Published online by Cambridge University Press: 14 October 2009
Why select Shanghai as the window through which to look at the new China? One of the world's largest cities can hardly be considered ‘average’ or ‘typical’, and no Sinological sociologist in search of the Chinese equivalent of the Lynds's ‘Middletown’, Warner's ‘Yankee city’ or Hunter's ‘Regional City’ would settle for Shanghai. The reason for choosing Shanghai, aside from its intrinsic historical interest, is that the city is not average but critical – critical in the sense that serious analysis of nearly all of the important aspects of life in China must, eventually, confront Shanghai and its special place in the Chinese scheme of things.
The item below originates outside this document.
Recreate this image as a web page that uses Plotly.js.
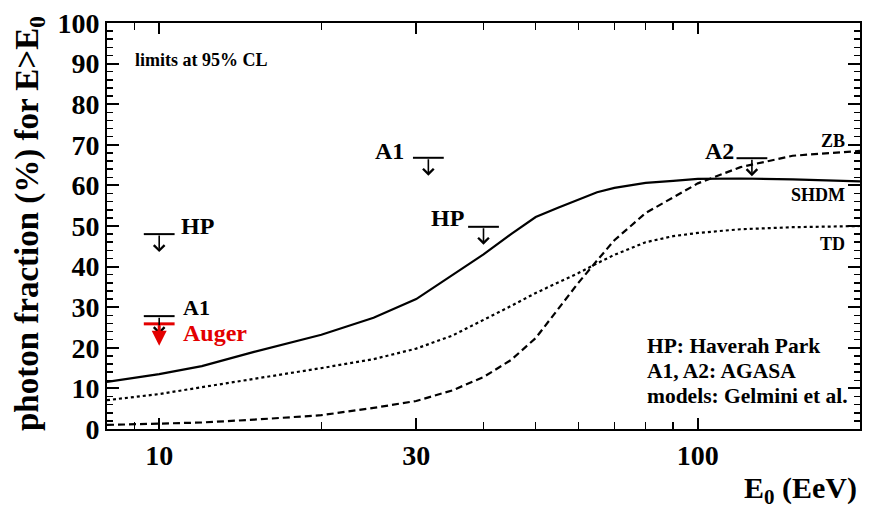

Whether the subject is heavy industries, such as steel or petrochemicals; or light industries, such as textiles or electronics, Shanghai commands attention. Shanghai's political significance in the history of revolutionary China reaches from the founding of the Chinese Communist Party there to the more recent dramatics associated with the Gang of Four. If the subject is learning, be it scientific and technological or cultural and artistic, Shanghai cannot be ignored, for its educational system is the most diversified and its middle schools the most comprehensive in all China. It goes without saying that any study of Chinese urban matters must deal extensively with that country's largest city, but it is equally true that the special districts of the Shanghai periphery illustrate the best of China's suburban planning, excellent examples of farming, and a wide range of rural industries.